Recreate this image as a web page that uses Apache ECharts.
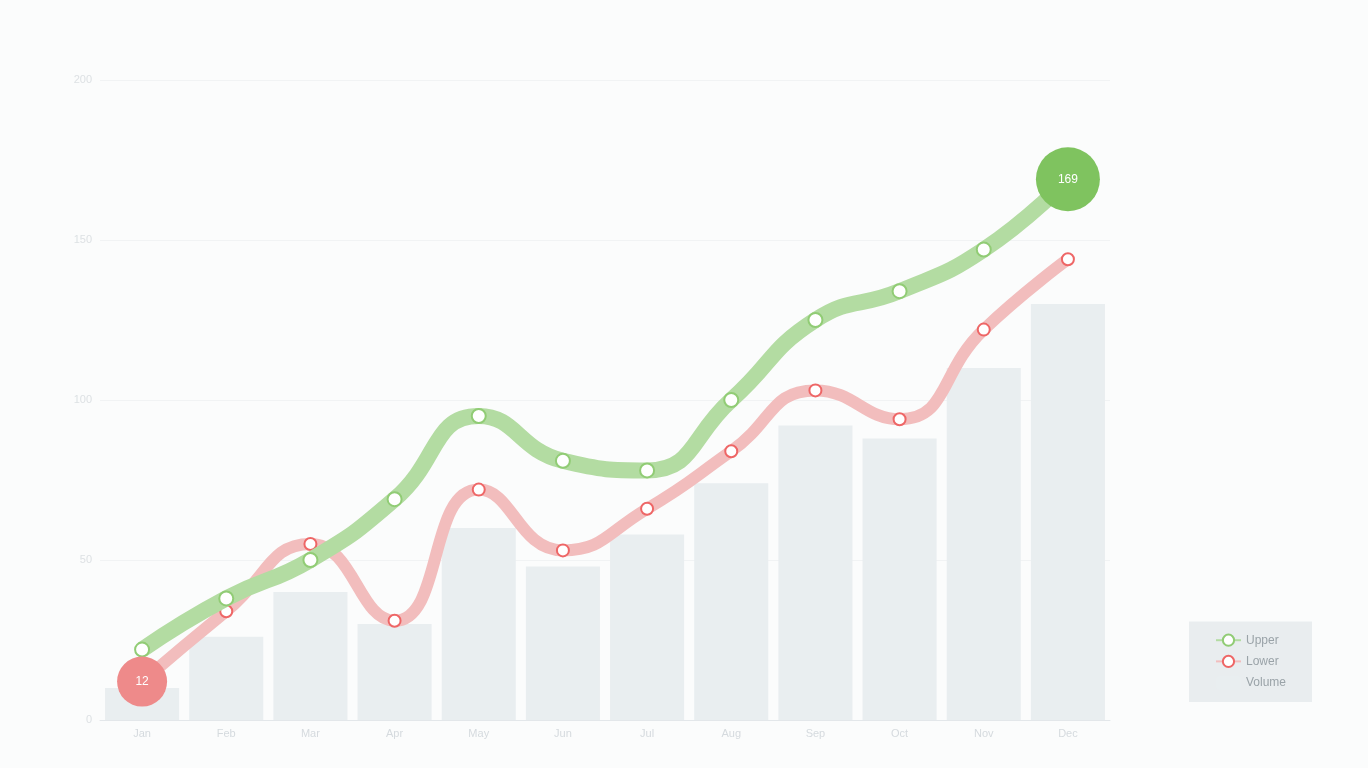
<!DOCTYPE html>
<html>
<head>
<meta charset="utf-8">
<title>Trend</title>
<script src="https://cdn.jsdelivr.net/npm/echarts@6/dist/echarts.min.js"></script>
<style>
    html, body { margin: 0; padding: 0; background: #fbfcfc; }
    #chart { width: 1368px; height: 768px; }
</style>
</head>
<body>
<div id="chart"></div>
<script>
// --- data ---
const months = ['Jan', 'Feb', 'Mar', 'Apr', 'May', 'Jun', 'Jul', 'Aug', 'Sep', 'Oct', 'Nov', 'Dec'];
const upperValues = [22, 38, 50, 69, 95, 81, 78, 100, 125, 134, 147, 169];
const lowerValues = [12, 34, 55, 31, 72, 53, 66, 84, 103, 94, 122, 144];
const volumeValues = [10, 26, 40, 30, 60, 48, 58, 74, 92, 88, 110, 130];

const chart = echarts.init(document.getElementById('chart'));

const option = {
    backgroundColor: '#fbfcfc',
    grid: { left: 100, right: 258, top: 80, bottom: 48 },
    legend: {
        right: 56,
        bottom: 66,
        orient: 'vertical',
        itemGap: 8,
        backgroundColor: '#e9edef',
        padding: [12, 26],
        textStyle: { color: '#9aa3a8', fontSize: 12 },
        data: ['Upper', 'Lower', 'Volume']
    },
    xAxis: {
        type: 'category',
        data: months,
        axisLine: { lineStyle: { color: '#e3e7ea' } },
        axisTick: { show: false },
        axisLabel: { color: '#d5dade', fontSize: 11 }
    },
    yAxis: {
        type: 'value',
        min: 0,
        max: 200,
        interval: 50,
        axisLabel: { color: '#dde1e4', fontSize: 11 },
        splitLine: { lineStyle: { color: '#f1f3f4' } }
    },
    series: [
        {
            name: 'Volume',
            type: 'bar',
            barWidth: '88%',
            data: volumeValues,
            itemStyle: { color: '#e9eef0' },
            z: 1
        },
        {
            name: 'Upper',
            type: 'line',
            smooth: true,
            data: upperValues,
            symbolSize: 14,
            lineStyle: { width: 16, color: '#b3dca2' },
            itemStyle: { color: '#91cc75' },
            markPoint: {
                symbol: 'circle',
                symbolSize: 64,
                itemStyle: { color: '#7fc35f' },
                label: { color: '#fff' },
                data: [{ type: 'max', name: 'Max' }]
            },
            z: 3
        },
        {
            name: 'Lower',
            type: 'line',
            smooth: true,
            data: lowerValues,
            symbolSize: 12,
            lineStyle: { width: 12, color: '#f2bdbd' },
            itemStyle: { color: '#ee6666' },
            markPoint: {
                symbol: 'circle',
                symbolSize: 50,
                itemStyle: { color: '#ee8a8a' },
                label: { color: '#fff' },
                data: [{ type: 'min', name: 'Min' }]
            },
            z: 2
        }
    ]
};

chart.setOption(option);
</script>
</body>
</html>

--------------------

> **Prompt**
Repeat the lines exactly as they stand, from the opening line of the data through the line with "88, 110, 130];". Pictures stay out of the copy.

> **Solution below**
Recreate this image as a web page that uses Apache ECharts.
<!DOCTYPE html>
<html>
<head>
<meta charset="utf-8">
<title>Trend</title>
<script src="https://cdn.jsdelivr.net/npm/echarts@6/dist/echarts.min.js"></script>
<style>
    html, body { margin: 0; padding: 0; background: #fbfcfc; }
    #chart { width: 1368px; height: 768px; }
</style>
</head>
<body>
<div id="chart"></div>
<script>
// --- data ---
const months = ['Jan', 'Feb', 'Mar', 'Apr', 'May', 'Jun', 'Jul', 'Aug', 'Sep', 'Oct', 'Nov', 'Dec'];
const upperValues = [22, 38, 50, 69, 95, 81, 78, 100, 125, 134, 147, 169];
const lowerValues = [12, 34, 55, 31, 72, 53, 66, 84, 103, 94, 122, 144];
const volumeValues = [10, 26, 40, 30, 60, 48, 58, 74, 92, 88, 110, 130];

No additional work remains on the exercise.